Figure 1: Radiative forcing estimates from the IPCC FAR

Thus if anything, the 65% figure is an underestimate of the contributions of short-lived pollutants to global warming, but this contribution does not change the 1.66 W/m2 radiative forcing from CO2 or the amount of global warming it has caused.

Much ado has also been made about another quote from the commentary:

"Warming over the past 100 years is consistent with high climate sensitivity to atmospheric carbon dioxide combined with a large cooling effect from short-lived aerosol pollutants, but it could equally be attributed to a low climate sensitivity coupled with a small effect from aerosols. These two possibilities lead to very different projections for future climate change."

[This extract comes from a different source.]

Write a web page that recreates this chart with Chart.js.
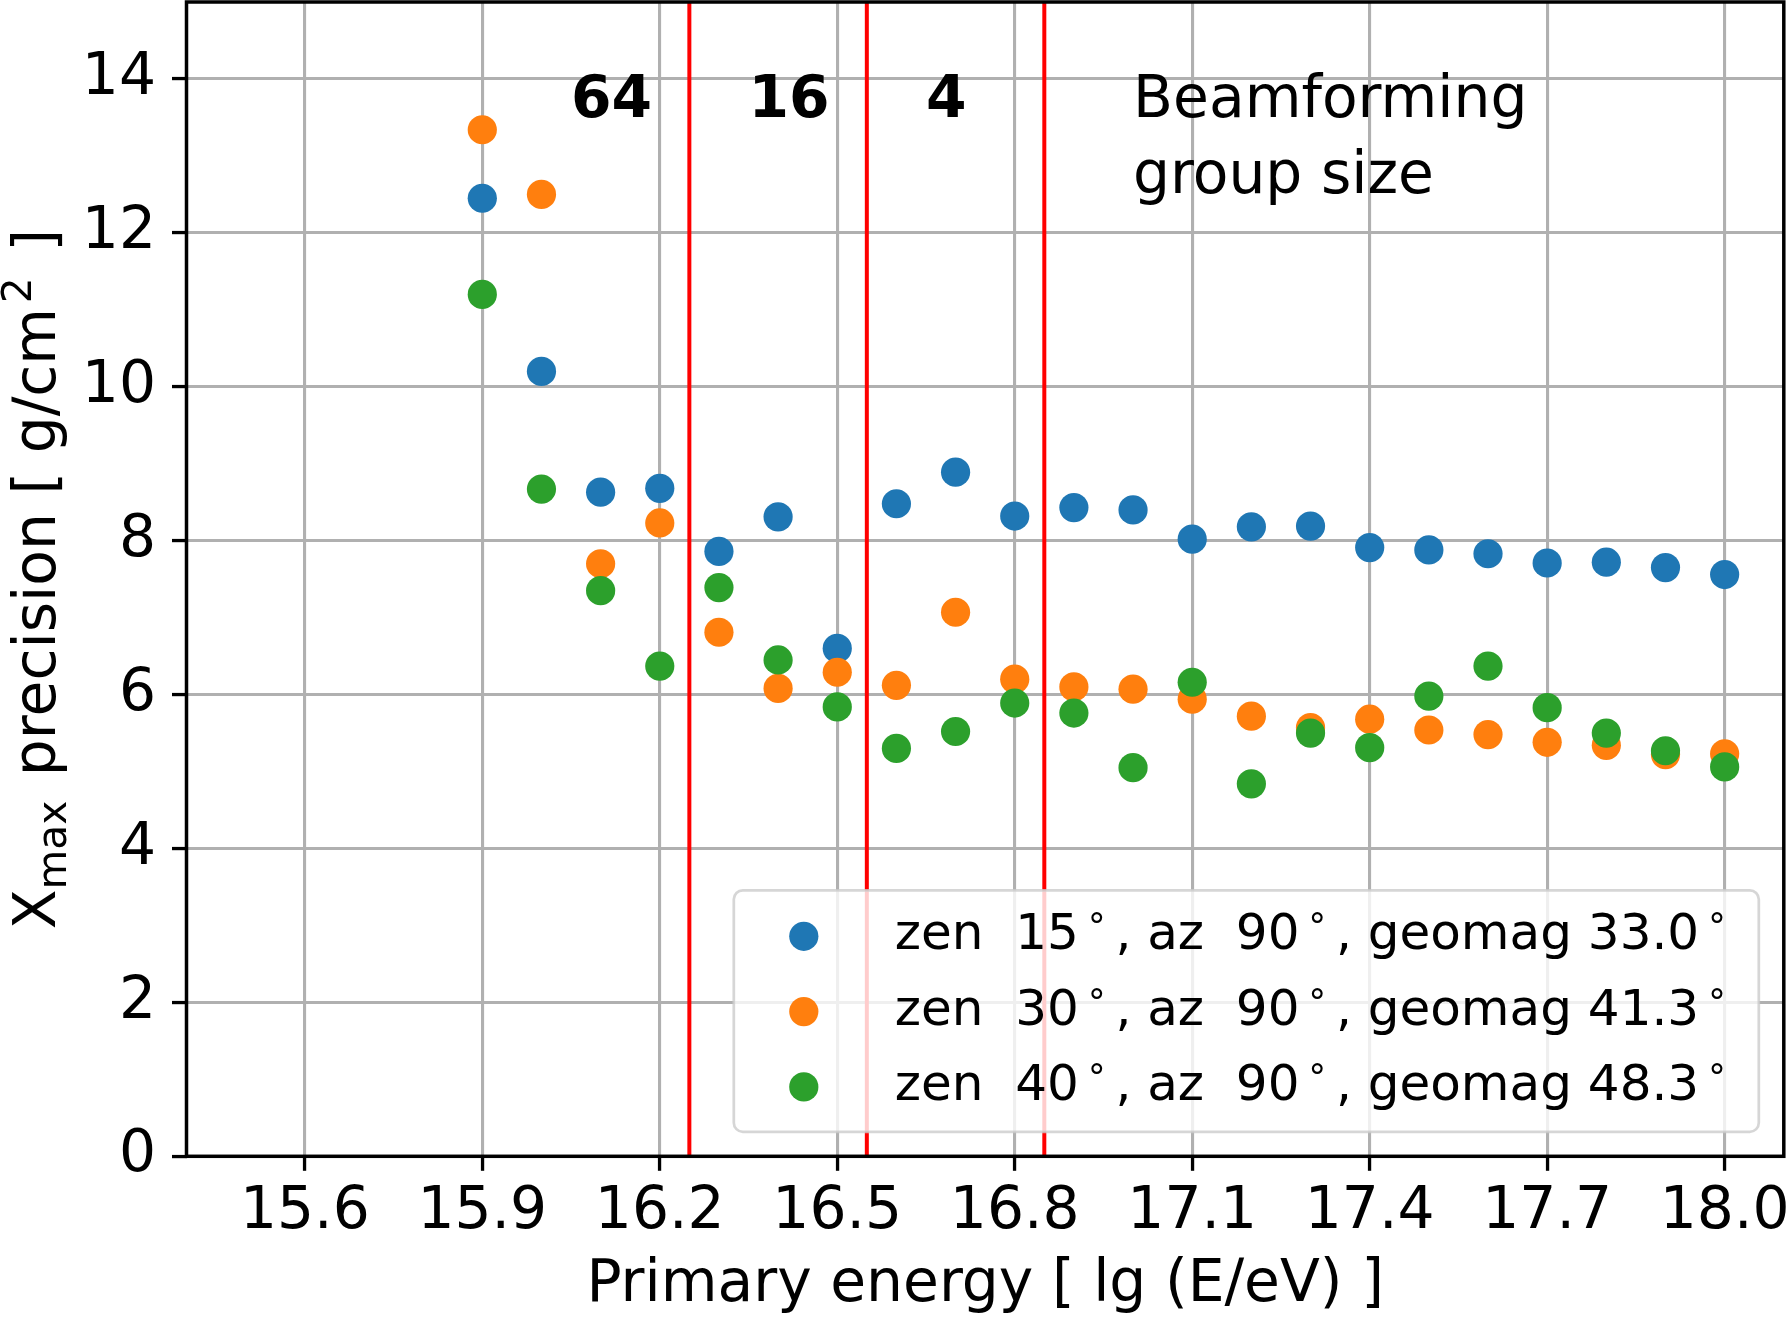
<!DOCTYPE html>
<html><head><meta charset="utf-8">
<script src="https://cdn.jsdelivr.net/npm/chart.js@4.4.1/dist/chart.umd.min.js"></script>
<style>html,body{margin:0;padding:0;background:#fff}#wrap{width:1787px;height:1317px;position:relative}</style>
</head><body><div id="wrap"><canvas id="c"></canvas></div>
<script>
// ---- data ----
const energies = [15.9,16.0,16.1,16.2,16.3,16.4,16.5,16.6,16.7,16.8,16.9,17.0,17.1,17.2,17.3,17.4,17.5,17.6,17.7,17.8,17.9,18.0];
const zen15 = [12.45,10.20,8.63,8.68,7.86,8.31,6.60,8.48,8.89,8.32,8.43,8.40,8.02,8.18,8.19,7.91,7.88,7.83,7.71,7.72,7.65,7.56];
const zen30 = [13.34,12.50,7.70,8.23,6.81,6.08,6.29,6.12,7.07,6.20,6.10,6.07,5.94,5.72,5.57,5.68,5.54,5.48,5.38,5.34,5.22,5.23];
const zen40 = [11.20,8.67,7.35,6.37,7.39,6.45,5.84,5.30,5.52,5.89,5.76,5.05,6.16,4.84,5.50,5.31,5.98,6.37,5.83,5.50,5.27,5.06];
const seriesLabels = ['zen  15°, az  90°, geomag 33.0°','zen  30°, az  90°, geomag 41.3°','zen  40°, az  90°, geomag 48.3°'];
const xTickValues = [15.6,15.9,16.2,16.5,16.8,17.1,17.4,17.7,18.0];
const yTickValues = [0,2,4,6,8,10,12,14];
const groupBoundaries = [16.25,16.55,16.85];
const groupSizes = ['64','16','4'];
const groupLabelX = [16.05,16.35,16.65];
const groupLabelY = 13.5;
const noteLines = ['Beamforming','group size'];
const noteX = 17.0;
const xTitle = 'Primary energy [ lg (E/eV) ]';

// ---- styles ----
const FONT = "'DejaVu Sans'";
const FS = 58.3;
const colors = ['#1f77b4','#ff7f0e','#2ca02c'];
const W = 1787, H = 1317;

function pts(ys){ return energies.map((x,i)=>({x:x,y:ys[i]})); }

function drawRich(ctx, parts, base, x, y, align){
  let total = 0;
  const m = parts.map(p=>{
    ctx.font = (p.w||'') + ' ' + (base*(p.s||1)) + 'px ' + FONT;
    const w = ctx.measureText(p.t).width + (p.pre||0)*base + (p.post||0)*base;
    total += w; return w;
  });
  let cx = align==='center' ? x - total/2 : x;
  parts.forEach((p,i)=>{
    ctx.font = (p.w||'') + ' ' + (base*(p.s||1)) + 'px ' + FONT;
    ctx.fillText(p.t, cx + (p.pre||0)*base, y + (p.dy||0)*base);
    cx += m[i];
  });
}

function labelParts(lbl){
  const segs = lbl.split('°');
  const parts = [];
  segs.forEach((s,i)=>{
    if (s.length) parts.push({t:s});
    if (i < segs.length-1) parts.push({t:'°', s:0.7, dy:-0.22, pre:0.18, post:0.2});
  });
  return parts;
}

const overlay = {
  id:'overlay',
  afterDraw(chart){
    const ctx = chart.ctx, ca = chart.chartArea;
    const xs = chart.scales.x, ys = chart.scales.y;
    ctx.save();
    // red group boundaries
    ctx.strokeStyle = '#ff0000'; ctx.lineWidth = 4;
    groupBoundaries.forEach(v=>{
      const px = xs.getPixelForValue(v);
      ctx.beginPath(); ctx.moveTo(px, ys.getPixelForValue(0)); ctx.lineTo(px, ys.getPixelForValue(15)); ctx.stroke();
    });
    // spines
    ctx.strokeStyle = '#000'; ctx.lineWidth = 3.5;
    ctx.strokeRect(ca.left, ca.top, ca.right-ca.left, ca.bottom-ca.top);
    // group size annotations
    ctx.fillStyle = '#000'; ctx.textBaseline = 'alphabetic'; ctx.textAlign = 'left';
    ctx.font = 'bold ' + FS + 'px ' + FONT;
    groupSizes.forEach((t,i)=>{
      ctx.fillText(t, xs.getPixelForValue(groupLabelX[i]), ys.getPixelForValue(groupLabelY));
    });
    ctx.font = FS + 'px ' + FONT;
    noteLines.forEach((t,i)=>{
      ctx.fillText(t, xs.getPixelForValue(noteX), ys.getPixelForValue(groupLabelY) + i*76);
    });
    // legend
    const lw = 1025, lh = 241.5;
    const lx = ca.right - 25 - lw, ly = ca.bottom - 24.5 - lh;
    ctx.beginPath();
    ctx.roundRect(lx, ly, lw, lh, 9);
    ctx.fillStyle = 'rgba(255,255,255,0.8)'; ctx.fill();
    ctx.strokeStyle = 'rgba(204,204,204,0.8)'; ctx.lineWidth = 2.7; ctx.stroke();
    chart.data.datasets.forEach((ds,i)=>{
      const cy = ly + 46 + i*75.3;
      ctx.beginPath(); ctx.arc(lx + 70, cy, 14.6, 0, Math.PI*2);
      ctx.fillStyle = ds.backgroundColor; ctx.fill();
      ctx.fillStyle = '#000';
      drawRich(ctx, labelParts(ds.label), 50, lx + 161, cy + 13, 'left');
    });
    // x title
    ctx.fillStyle = '#000';
    ctx.font = FS + 'px ' + FONT; ctx.textAlign = 'center';
    ctx.fillText(xTitle, (ca.left+ca.right)/2, 1301);
    // y title
    ctx.textAlign = 'left';
    ctx.translate(54.5, (ca.top+ca.bottom)/2);
    ctx.rotate(-Math.PI/2);
    drawRich(ctx, [{t:'X'},{t:'max',s:0.7,dy:0.2,post:0.1},{t:' precision [ g/cm'},{t:'2',s:0.7,dy:-0.4,pre:0.08,post:0.12},{t:' ]'}], FS, 0, 0, 'center');
    ctx.restore();
  }
};

new Chart(document.getElementById('c'), {
  type:'scatter',
  data:{ datasets:[
    {label:seriesLabels[0], data:pts(zen15), backgroundColor:colors[0], order:3},
    {label:seriesLabels[1], data:pts(zen30), backgroundColor:colors[1], order:2},
    {label:seriesLabels[2], data:pts(zen40), backgroundColor:colors[2], order:1}
  ]},
  options:{
    responsive:true, maintainAspectRatio:false, devicePixelRatio:1, animation:false, events:[],
    elements:{point:{radius:14.6, borderWidth:0, hoverRadius:14.6}},
    layout:{autoPadding:false, padding:{top:2,right:3.2,left:0,bottom:0}},
    plugins:{legend:{display:false}, tooltip:{enabled:false}},
    scales:{
      x:{type:'linear', min:15.4, max:18.1, z:1,
        afterBuildTicks(s){ s.ticks = xTickValues.map(v=>({value:v})); },
        afterFit(s){ s.height = H - 1156.3; s.paddingLeft = 0; s.paddingRight = 0; },
        ticks:{callback:v=>v.toFixed(1), color:'#000', font:{family:'DejaVu Sans', size:FS}, padding:7.5, maxRotation:0, autoSkip:false},
        grid:{color:'#b0b0b0', lineWidth:3.1, tickColor:'#000', tickLength:14.5, tickWidth:3.3},
        border:{display:false}
      },
      y:{type:'linear', min:0, max:15, z:1,
        afterBuildTicks(s){ s.ticks = yTickValues.map(v=>({value:v})); },
        afterFit(s){ s.width = 186.5; s.paddingTop = 0; s.paddingBottom = 0; },
        ticks:{callback:v=>String(v), color:'#000', font:{family:'DejaVu Sans', size:FS}, padding:16, autoSkip:false},
        grid:{color:'#b0b0b0', lineWidth:3.1, tickColor:'#000', tickLength:14.5, tickWidth:3.3},
        border:{display:false}
      }
    }
  },
  plugins:[overlay]
});
</script></body></html>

This statement gets to the main point of the commentary - that there remains significant uncertainty regarding the effect of these short-lived pollutants on the global climate. However, estimates of the planetary climate sensitivity to increasing atmospheric CO2 and other radiative forcings are not solely based on the change in the mean global temperature over the past 100 years. In fact, the climate sensitivity parameter has been estimated through many different methods, including:

All of these different methods show strong agreement, overlapping in the IPCC climate sensitivity range of 2 to 4.5°C for a doubling of atmospheric CO2 (2xCO2).

sensitivity summary

Figure 2: Distributions and ranges for climate sensitivity from different lines of evidence. The circle indicates the most likely value. The thin colored bars indicate very likely value (more than 90% probability). The thicker colored bars indicate likely values (more than 66% probability). Dashed lines indicate no robust constraint on an upper bound. The IPCC likely range (2 to 4.5°C) and most likely value (3°C) are indicated by the vertical grey bar and black line, respectively (Knutti and Hegerl 2008)

Interestingly, Penner et al. find that whether the climate sensitivity parameter is on the low or high end, reducing anthropogenic emissions of the short-lived warming pollutants would achieve a significant reduction in global warming over the next 50-100 years.  In the red lines in the Figure 3, they employ a climate model with a sensitivity of 5°C for 2xCO2, slightly outside the IPCC likely range.  The blue line is a climate model with a sensitivity of 2°C for 2xCO2, on the lower end of the IPCC range.  Note that even with the lower climate sensitivity, the model shows the planet warming 3°C by 2100 in this emissions scenario (see the figure caption for further details).

Figure 3: Global mean temperature measurements (black) and projections based on an IPCC scenario with high emissions (A2) for a climate sensitivity parameter of 5°C (upper red) and 2°C (upper blue). Linearly decreasing the total anthropogenic radiative forcing owing to methane, tropospheric ozone and black carbon — starting in 2010 and achieving pre-industrial levels by 2050 — results in significant near-term climate mitigation (lower blue and red curves) (Penner 2010)

Unfortunately, reducing the short-lived cooling pollutants such as aerosols would cause a warming effect of similar magnitude, and so CO2 remains the primary pollutant of concern.  Coincidentally, a group of scientists from NASA GISS just published a paper in Science entitled Atmospheric CO2: Principal Control Knob Governing Earth's Temperature.

Although it is important to reduce the remaining climate uncertainties, such as the magnitude of the impacts of short-lived pollutants, it does not change the fact that CO2 is very likely the driving force behind the current global warming, or that if we double the amount of CO2 in the atmosphere from pre-industrial levels, the planet will likely warm in the range of 2 to 4.5°C.